### What the task asks
Each line of the listing must be transcribed exactly, except for the images, which should be excluded.
◇ ◇ ◇
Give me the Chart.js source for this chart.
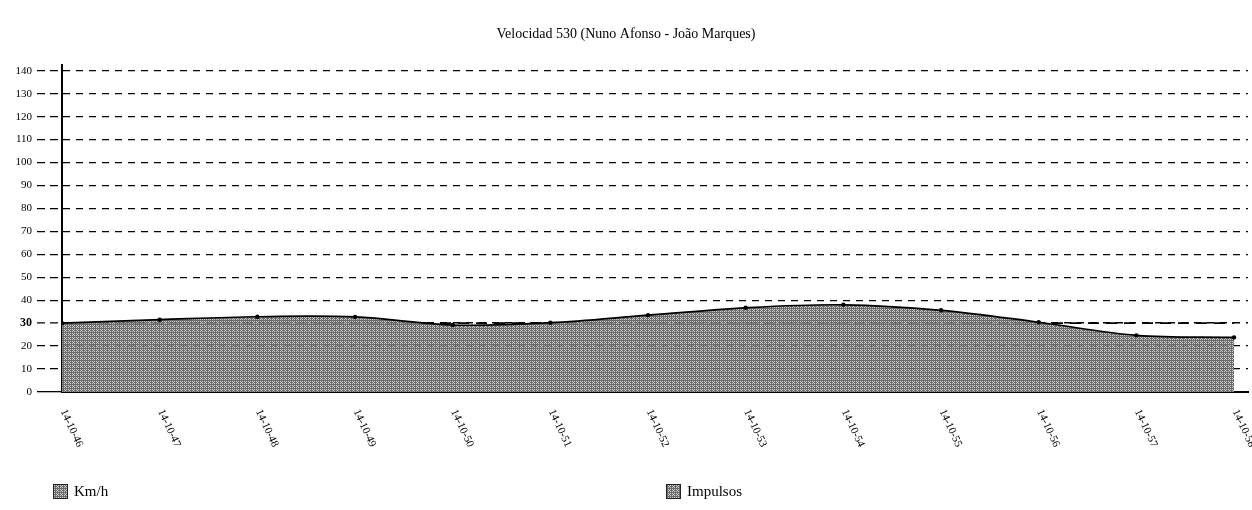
<!DOCTYPE html>
<html>
<head>
<meta charset="utf-8">
<script src="https://cdn.jsdelivr.net/npm/chart.js@4.4.1/dist/chart.umd.min.js"></script>
<style>
	html,body{margin:0;padding:0;background:#fff;}
	#wrap{width:1252px;height:510px;position:relative;}
</style>
</head>
<body>
<div id="wrap"><canvas id="grafica"></canvas></div>
<script>
// datos
var TITULO = "Velocidad 530 (Nuno Afonso - João Marques)";
var HORAS = ["14-10-46","14-10-47","14-10-48","14-10-49","14-10-50","14-10-51","14-10-52","14-10-53","14-10-54","14-10-55","14-10-56","14-10-57","14-10-58"];
var KMH = [30, 31.5, 32.8, 32.7, 29.2, 30.2, 33.5, 36.7, 38, 35.6, 30.4, 24.7, 23.8];
var IMPULSOS = [30, 30, 30, 30, 30, 30, 30, 30, 30, 30, 30, 30, 30];
var Y_TICKS = [0, 10, 20, 30, 40, 50, 60, 70, 80, 90, 100, 110, 120, 130, 140];
var SERIES = ["Km/h", "Impulsos"];

var FUENTE = '"Liberation Serif", "DejaVu Serif", serif';

// trama gris del area (tipo impresion)
function crearTrama(){
	var c = document.createElement('canvas');
	c.width = 4; c.height = 4;
	var g = c.getContext('2d');
	var bayer = [[0,8,2,10],[12,4,14,6],[3,11,1,9],[15,7,13,5]];
	for (var y = 0; y < 4; y++){
		for (var x = 0; x < 4; x++){
			g.fillStyle = bayer[y][x] < 11 ? 'rgba(100,100,100,0.96)' : 'rgba(195,195,195,0.8)';
			g.fillRect(x, y, 1, 1);
		}
	}
	return g.createPattern(c, 'repeat');
}

var puntosKmh = KMH.map(function(v, i){ return {x: i, y: v}; });
var puntosImp = IMPULSOS.map(function(v, i){ return {x: i, y: v}; });

var etiquetasX = {
	id: 'etiquetasX',
	afterDraw: function(chart){
		var ctx = chart.ctx;
		var xs = chart.scales.x;
		ctx.save();
		ctx.fillStyle = '#000';
		ctx.font = '11px ' + FUENTE;
		for (var i = 0; i < HORAS.length; i++){
			var px = xs.getPixelForValue(i);
			ctx.save();
			ctx.translate(px + 1, 410);
			ctx.rotate(65 * Math.PI / 180);
			ctx.textAlign = 'left';
			ctx.textBaseline = 'middle';
			ctx.fillText(HORAS[i], 0, 0);
			ctx.restore();
		}
		ctx.restore();
	}
};

var leyenda = {
	id: 'leyenda',
	afterDraw: function(chart){
		var ctx = chart.ctx;
		var pos = [53, 666];
		ctx.save();
		ctx.font = '15px ' + FUENTE;
		ctx.textBaseline = 'middle';
		for (var i = 0; i < SERIES.length; i++){
			ctx.fillStyle = '#fff';
			ctx.fillRect(pos[i], 484, 15, 15);
			ctx.fillStyle = trama;
			ctx.fillRect(pos[i], 484, 15, 15);
			ctx.strokeStyle = '#222';
			ctx.lineWidth = 1;
			ctx.strokeRect(pos[i] + 0.5, 484.5, 14, 14);
			ctx.fillStyle = '#000';
			ctx.fillText(SERIES[i], pos[i] + 21, 492);
		}
		ctx.restore();
	}
};

var trama = crearTrama();

var config = {
	type: 'line',
	data: {
		datasets: [{
			label: SERIES[0],
			data: puntosKmh,
			borderColor: '#000',
			borderWidth: 1.7,
			backgroundColor: trama,
			fill: 'origin',
			tension: 0.35,
			pointRadius: 2.2,
			pointBackgroundColor: '#000',
			pointBorderWidth: 0,
			order: 0
		},{
			label: SERIES[1],
			data: puntosImp,
			borderColor: '#000',
			borderWidth: 1.6,
			borderDash: [11, 7],
			fill: false,
			pointRadius: 0,
			order: 1
		}]
	},
	options: {
		responsive: false,
		animation: false,
		events: [],
		layout: {padding: 0},
		plugins: {
			legend: {display: false},
			tooltip: {enabled: false},
			title: {
				display: true,
				text: TITULO,
				color: '#000',
				font: {family: FUENTE, size: 14, weight: 'normal'},
				padding: {top: 26, bottom: 22}
			}
		},
		scales: {
			x: {
				type: 'linear',
				min: 0,
				max: 12.143,
				grid: {display: false},
				border: {display: true, color: '#000', width: 2},
				ticks: {display: false, stepSize: 1},
				afterFit: function(s){ s.height = 118; }
			},
			y: {
				min: 0,
				max: 142.6,
				afterBuildTicks: function(s){
					s.ticks = Y_TICKS.map(function(v){ return {value: v}; });
				},
				afterFit: function(s){ s.width = 62; },
				grid: {
					color: '#000',
					lineWidth: function(c){ return c.tick && c.tick.value === 30 ? 1.6 : 1.3; },
					tickLength: 25,
					tickColor: '#000',
					tickWidth: 1.3,
					tickBorderDash: function(c){ return c.tick && c.tick.value === 0 ? [] : [8, 5]; }
				},
				border: {
					display: true,
					color: '#000',
					width: 2,
					dash: function(c){ return c.tick && c.tick.value === 0 ? [] : [7, 6]; }
				},
				ticks: {
					color: '#000',
					padding: 5,
					font: function(c){
						return c.tick && c.tick.value === 30 ? {family: FUENTE, size: 12, weight: 'bold'} : {family: FUENTE, size: 11};
					}
				}
			}
		}
	},
	plugins: [etiquetasX, leyenda]
};

var canvas = document.getElementById("grafica");
canvas.width = 1252;
canvas.height = 510;
new Chart(canvas.getContext("2d"), config);
</script>
</body>
</html>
◇ ◇ ◇
### The response
Give me the Chart.js source for this chart.
<!DOCTYPE html>
<html>
<head>
<meta charset="utf-8">
<script src="https://cdn.jsdelivr.net/npm/chart.js@4.4.1/dist/chart.umd.min.js"></script>
<style>
	html,body{margin:0;padding:0;background:#fff;}
	#wrap{width:1252px;height:510px;position:relative;}
</style>
</head>
<body>
<div id="wrap"><canvas id="grafica"></canvas></div>
<script>
// datos
var TITULO = "Velocidad 530 (Nuno Afonso - João Marques)";
var HORAS = ["14-10-46","14-10-47","14-10-48","14-10-49","14-10-50","14-10-51","14-10-52","14-10-53","14-10-54","14-10-55","14-10-56","14-10-57","14-10-58"];
var KMH = [30, 31.5, 32.8, 32.7, 29.2, 30.2, 33.5, 36.7, 38, 35.6, 30.4, 24.7, 23.8];
var IMPULSOS = [30, 30, 30, 30, 30, 30, 30, 30, 30, 30, 30, 30, 30];
var Y_TICKS = [0, 10, 20, 30, 40, 50, 60, 70, 80, 90, 100, 110, 120, 130, 140];
var SERIES = ["Km/h", "Impulsos"];

var FUENTE = '"Liberation Serif", "DejaVu Serif", serif';

// trama gris del area (tipo impresion)
function crearTrama(){
	var c = document.createElement('canvas');
	c.width = 4; c.height = 4;
	var g = c.getContext('2d');
	var bayer = [[0,8,2,10],[12,4,14,6],[3,11,1,9],[15,7,13,5]];
	for (var y = 0; y < 4; y++){
		for (var x = 0; x < 4; x++){
			g.fillStyle = bayer[y][x] < 11 ? 'rgba(100,100,100,0.96)' : 'rgba(195,195,195,0.8)';
			g.fillRect(x, y, 1, 1);
		}
	}
	return g.createPattern(c, 'repeat');
}

var puntosKmh = KMH.map(function(v, i){ return {x: i, y: v}; });
var puntosImp = IMPULSOS.map(function(v, i){ return {x: i, y: v}; });

var etiquetasX = {
	id: 'etiquetasX',
	afterDraw: function(chart){
		var ctx = chart.ctx;
		var xs = chart.scales.x;
		ctx.save();
		ctx.fillStyle = '#000';
		ctx.font = '11px ' + FUENTE;
		for (var i = 0; i < HORAS.length; i++){
			var px = xs.getPixelForValue(i);
			ctx.save();
			ctx.translate(px + 1, 410);
			ctx.rotate(65 * Math.PI / 180);
			ctx.textAlign = 'left';
			ctx.textBaseline = 'middle';
			ctx.fillText(HORAS[i], 0, 0);
			ctx.restore();
		}
		ctx.restore();
	}
};

var leyenda = {
	id: 'leyenda',
	afterDraw: function(chart){
		var ctx = chart.ctx;
		var pos = [53, 666];
		ctx.save();
		ctx.font = '15px ' + FUENTE;
		ctx.textBaseline = 'middle';
		for (var i = 0; i < SERIES.length; i++){
			ctx.fillStyle = '#fff';
			ctx.fillRect(pos[i], 484, 15, 15);
			ctx.fillStyle = trama;
			ctx.fillRect(pos[i], 484, 15, 15);
			ctx.strokeStyle = '#222';
			ctx.lineWidth = 1;
			ctx.strokeRect(pos[i] + 0.5, 484.5, 14, 14);
			ctx.fillStyle = '#000';
			ctx.fillText(SERIES[i], pos[i] + 21, 492);
		}
		ctx.restore();
	}
};

var trama = crearTrama();

var config = {
	type: 'line',
	data: {
		datasets: [{
			label: SERIES[0],
			data: puntosKmh,
			borderColor: '#000',
			borderWidth: 1.7,
			backgroundColor: trama,
			fill: 'origin',
			tension: 0.35,
			pointRadius: 2.2,
			pointBackgroundColor: '#000',
			pointBorderWidth: 0,
			order: 0
		},{
			label: SERIES[1],
			data: puntosImp,
			borderColor: '#000',
			borderWidth: 1.6,
			borderDash: [11, 7],
			fill: false,
			pointRadius: 0,
			order: 1
		}]
	},
	options: {
		responsive: false,
		animation: false,
		events: [],
		layout: {padding: 0},
		plugins: {
			legend: {display: false},
			tooltip: {enabled: false},
			title: {
				display: true,
				text: TITULO,
				color: '#000',
				font: {family: FUENTE, size: 14, weight: 'normal'},
				padding: {top: 26, bottom: 22}
			}
		},
		scales: {
			x: {
				type: 'linear',
				min: 0,
				max: 12.143,
				grid: {display: false},
				border: {display: true, color: '#000', width: 2},
				ticks: {display: false, stepSize: 1},
				afterFit: function(s){ s.height = 118; }
			},
			y: {
				min: 0,
				max: 142.6,
				afterBuildTicks: function(s){
					s.ticks = Y_TICKS.map(function(v){ return {value: v}; });
				},
				afterFit: function(s){ s.width = 62; },
				grid: {
					color: '#000',
					lineWidth: function(c){ return c.tick && c.tick.value === 30 ? 1.6 : 1.3; },
					tickLength: 25,
					tickColor: '#000',
					tickWidth: 1.3,
					tickBorderDash: function(c){ return c.tick && c.tick.value === 0 ? [] : [8, 5]; }
				},
				border: {
					display: true,
					color: '#000',
					width: 2,
					dash: function(c){ return c.tick && c.tick.value === 0 ? [] : [7, 6]; }
				},
				ticks: {
					color: '#000',
					padding: 5,
					font: function(c){
						return c.tick && c.tick.value === 30 ? {family: FUENTE, size: 12, weight: 'bold'} : {family: FUENTE, size: 11};
					}
				}
			}
		}
	},
	plugins: [etiquetasX, leyenda]
};

var canvas = document.getElementById("grafica");
canvas.width = 1252;
canvas.height = 510;
new Chart(canvas.getContext("2d"), config);
</script>
</body>
</html>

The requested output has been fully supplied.